Microsoft's "Roslyn" .Net compiler platform, ASP.NET 5 (codenamed Project K) and supporting Apache Cordova tooling are all slated to be part of VS '14. Microsoft also is continuing to flesh out standards support for Visual C++ in the release, as well. Smart unit testing (formerly known as PEX) and Visual Studio Tools for Apache Cordova integrations are part of the preview, as well. 

A Microsoft-developed Visual Studio Emulator for Android, in preview form, also is available today and supports the Visual Studio 2015 preview. The emulator is aimed at developers using Visual Studio to build for Android.

Meanwhile, Microsoft is moving to replace its free Visual Studio Express SKU with a new offering: Visual Studio Community. Visual Studio Community 2013 is free and available for download today.

Visual Studio Community 2013 offers access to more than 5,000 existing extensions to Visual Studio, as well as providing a variety of Visual Studio tools, including Peek, Blend, Code Analysis, Graphical Debugging and full C# refactoring. It is meant for individual developers and developers in small companies, but not for enterprise developers, officials said.

"We really want to open up access in a friction-free way to broader set of people," said Microsoft Corporate Vice President and Developer Division chief Soma Somasegar. The Community version will "let you develop any and all kinds of apps -- desktop, web, cloud, devices. Or you can build a .NET app running on Linux. And it's free," Somasegar added, which might give this SKU might greater appeal to the open-source community.

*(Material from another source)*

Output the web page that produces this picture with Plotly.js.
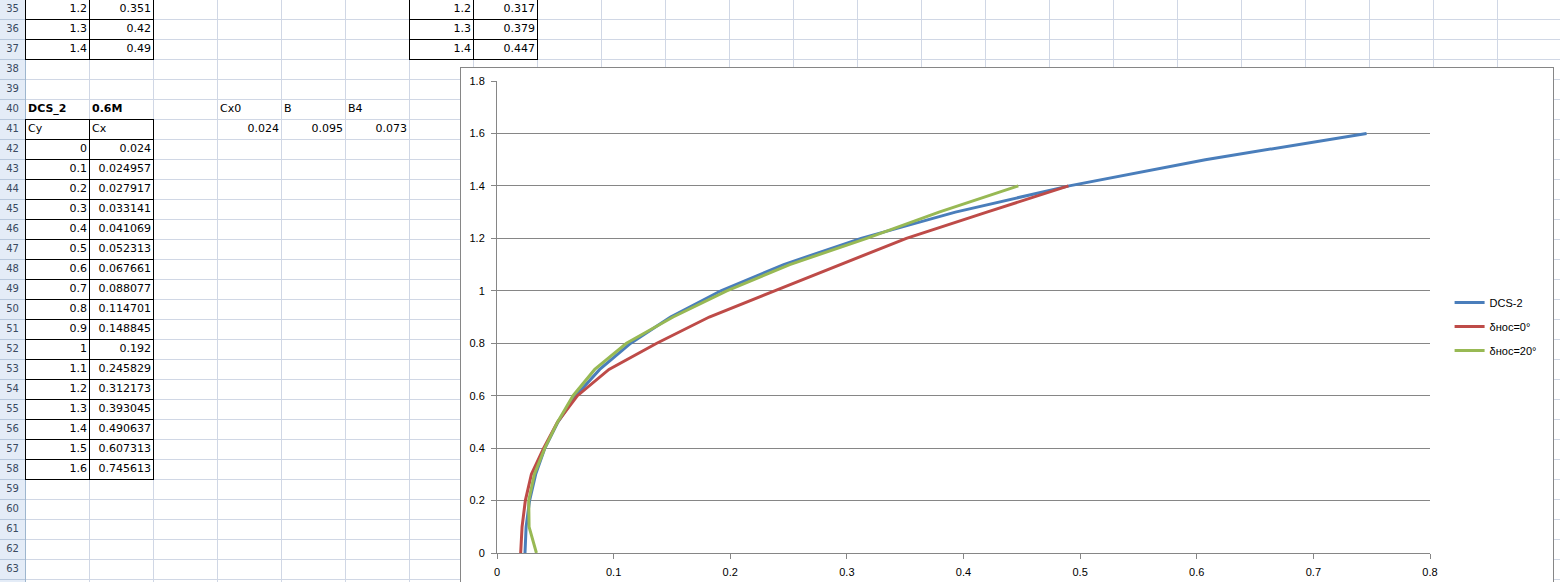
<!DOCTYPE html>
<html>
<head>
<meta charset="utf-8">
<script src="https://cdn.plot.ly/plotly-3.0.1.min.js"></script>
<style>
  html, body { margin:0; padding:0; background:#fff; }
  #page { position:relative; width:1560px; height:582px; overflow:hidden; background:#fff; }
  .ln { position:absolute; }
  .cell { position:absolute; height:20px; line-height:19px; font-family:"DejaVu Sans", "Liberation Sans", sans-serif; font-size:11px; color:#000; white-space:nowrap; box-sizing:border-box; }
  .num { text-align:right; padding-right:2px; }
  .txt { text-align:left; padding-left:3px; }
  .b { font-weight:bold; }
  .rh { position:absolute; left:0; width:25px; height:20px; line-height:19px; text-align:center; font-family:"DejaVu Sans", sans-serif; font-size:10px; color:#3a4a60; }
</style>
</head>
<body>
<div id="page">
  <div id="sheet"></div>
  <div id="chartbox" style="position:absolute;left:460px;top:67px;width:1092px;height:540px;border:1px solid #868686;background:#fff;"></div>
  <div id="chart" style="position:absolute;left:461px;top:68px;width:1200px;height:515px;"></div>
</div>
<script>
// ---------------- DATA ----------------
// DCS-2 (table A42:B58)
const cyDCS = [0, 0.1, 0.2, 0.3, 0.4, 0.5, 0.6, 0.7, 0.8, 0.9, 1, 1.1, 1.2, 1.3, 1.4, 1.5, 1.6];
const cxDCS = [0.024, 0.024957, 0.027917, 0.033141, 0.041069, 0.052313, 0.067661, 0.088077, 0.114701, 0.148845, 0.192, 0.245829, 0.312173, 0.393045, 0.490637, 0.607313, 0.745613];
// δнос=0° (left table, rows above view end at 1.2 / 1.3 / 1.4)
const cyNoc0 = [0, 0.1, 0.2, 0.3, 0.4, 0.5, 0.6, 0.7, 0.8, 0.9, 1, 1.1, 1.2, 1.3, 1.4];
const cxNoc0 = [0.0203, 0.0215, 0.0243, 0.0295, 0.040, 0.052, 0.069, 0.096, 0.137, 0.182, 0.238, 0.294, 0.351, 0.42, 0.49];
// δнос=20° (right table)
const cyNoc20 = [0, 0.1, 0.2, 0.3, 0.4, 0.5, 0.6, 0.7, 0.8, 0.9, 1, 1.1, 1.2, 1.3, 1.4];
const cxNoc20 = [0.0338, 0.0275, 0.0272, 0.032, 0.041, 0.052, 0.0652, 0.0838, 0.111, 0.151, 0.197, 0.251, 0.317, 0.379, 0.447];
// Parameters row
const paramNames = ["Cx0", "B", "B4"];
const paramValues = [0.024, 0.095, 0.073];
const seriesNames = ["DCS-2", "δнос=0°", "δнос=20°"];
const seriesColors = ["#4a7ebb", "#be4b48", "#98b954"];

// ---------------- SPREADSHEET ----------------
const sheet = document.getElementById('sheet');
const FIRST_ROW = 35, LAST_ROW = 63;
function colX(c) { return 25 + 64 * c; }       // c = 0 -> column A
function rowY(r) { return -1 + 20 * (r - FIRST_ROW); }
function line(x, y, w, h, color) {
  const d = document.createElement('div');
  d.className = 'ln';
  d.style.left = x + 'px'; d.style.top = y + 'px';
  d.style.width = w + 'px'; d.style.height = h + 'px';
  d.style.background = color;
  sheet.appendChild(d);
}
function cell(r, c, text, cls) {
  const d = document.createElement('div');
  d.className = 'cell ' + cls;
  d.style.left = colX(c) + 'px'; d.style.top = rowY(r) + 'px';
  d.style.width = '64px';
  d.textContent = text;
  sheet.appendChild(d);
}
// header column
line(0, 0, 25, 582, '#e4ecf7');
// gridlines
for (let r = FIRST_ROW; r <= LAST_ROW + 1; r++) {
  const y = rowY(r) + 20;
  if (y > 581) continue;
  line(26, y, 1560 - 26, 1, '#d0d7e5');
  line(0, y, 25, 1, '#b8c8dc');
}
for (let c = 1; c <= 24; c++) line(colX(c), 0, 1, 582, '#d0d7e5');
line(25, 0, 1, 582, '#9eb6ce');
// row headers
for (let r = FIRST_ROW; r <= LAST_ROW; r++) {
  const d = document.createElement('div');
  d.className = 'rh';
  d.style.top = rowY(r) + 'px';
  d.textContent = r;
  sheet.appendChild(d);
}
// bordered table helper
function box(r0, r1, c0, c1) {
  const x0 = colX(c0), x1 = colX(c1 + 1);
  const y0 = rowY(r0), y1 = rowY(r1) + 20;
  for (let r = r0; r <= r1 + 1; r++) { const y = rowY(r) ; if (y >= 0) line(x0, y, x1 - x0 + 1, 1, '#000'); }
  for (let c = c0; c <= c1 + 1; c++) line(colX(c), Math.max(y0, 0), 1, y1 - Math.max(y0, 0) + 1, '#000');
}
// top tables (last rows of δнос=0° and δнос=20° data)
const nTop = 3;
for (let i = 0; i < nTop; i++) {
  const k = cyNoc0.length - nTop + i;
  cell(FIRST_ROW + i, 0, String(cyNoc0[k]), 'num');
  cell(FIRST_ROW + i, 1, String(cxNoc0[k]), 'num');
  const k2 = cyNoc20.length - nTop + i;
  cell(FIRST_ROW + i, 6, String(cyNoc20[k2]), 'num');
  cell(FIRST_ROW + i, 7, String(cxNoc20[k2]), 'num');
}
box(FIRST_ROW, FIRST_ROW + 2, 0, 1);
box(FIRST_ROW, FIRST_ROW + 2, 6, 7);
// DCS_2 block
cell(40, 0, 'DCS_2', 'txt b');
cell(40, 1, '0.6M', 'txt b');
for (let i = 0; i < paramNames.length; i++) {
  cell(40, 3 + i, paramNames[i], 'txt');
  cell(41, 3 + i, String(paramValues[i]), 'num');
}
cell(41, 0, 'Cy', 'txt');
cell(41, 1, 'Cx', 'txt');
for (let i = 0; i < cyDCS.length; i++) {
  cell(42 + i, 0, String(cyDCS[i]), 'num');
  cell(42 + i, 1, String(cxDCS[i]), 'num');
}
box(41, 41 + cyDCS.length, 0, 1);

// ---------------- CHART ----------------
const xs = [cxDCS, cxNoc0, cxNoc20];
const ys = [cyDCS, cyNoc0, cyNoc20];
const traces = seriesNames.map((n, i) => ({
  type: 'scatter', mode: 'lines', name: n,
  x: xs[i], y: ys[i],
  line: { color: seriesColors[i], width: 3 },
  legendgroup: 'g' + i
}));
const layout = {
  width: 1200, height: 515,
  margin: { l: 36, r: 231, t: 13, b: 30, autoexpand: false },
  paper_bgcolor: 'rgba(0,0,0,0)', plot_bgcolor: '#fff',
  font: { family: '"Liberation Sans", Arial, sans-serif', size: 11, color: '#000' },
  xaxis: { range: [0, 0.8], tick0: 0, dtick: 0.1, showgrid: false, showline: true, linecolor: '#868686', linewidth: 1,
           ticks: 'outside', ticklen: 5, tickcolor: '#868686', zeroline: false, ticklabelstandoff: 4 },
  yaxis: { range: [0, 1.8], tick0: 0, dtick: 0.2, showgrid: true, gridcolor: '#868686', gridwidth: 1, showline: true,
           linecolor: '#868686', linewidth: 1, ticks: 'outside', ticklen: 5, tickcolor: '#868686', zeroline: false, ticklabelstandoff: 4 },
  showlegend: true,
  legend: { x: 1.021, xanchor: 'left', y: 0.48, yanchor: 'middle', tracegroupgap: 5,
            font: { size: 11 }, bgcolor: 'rgba(0,0,0,0)' }
};
Plotly.newPlot('chart', traces, layout, { displayModeBar: false, staticPlot: true });
</script>
</body>
</html>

Microsoft is currently planning to phase out Visual Studio Express, which was aimed at hobbyists, and not those developing commercial apps, over the course of the next year or so, Somasegar said.

Microsoft also is making available today Visual Studio 2013 Update 4, the fourth collection of feature updates for VS 2013 since VS 2013 was released last year.

The company took the wraps off all these new Visual Studio deliverables on day one of its Connect(); developer event in New York City.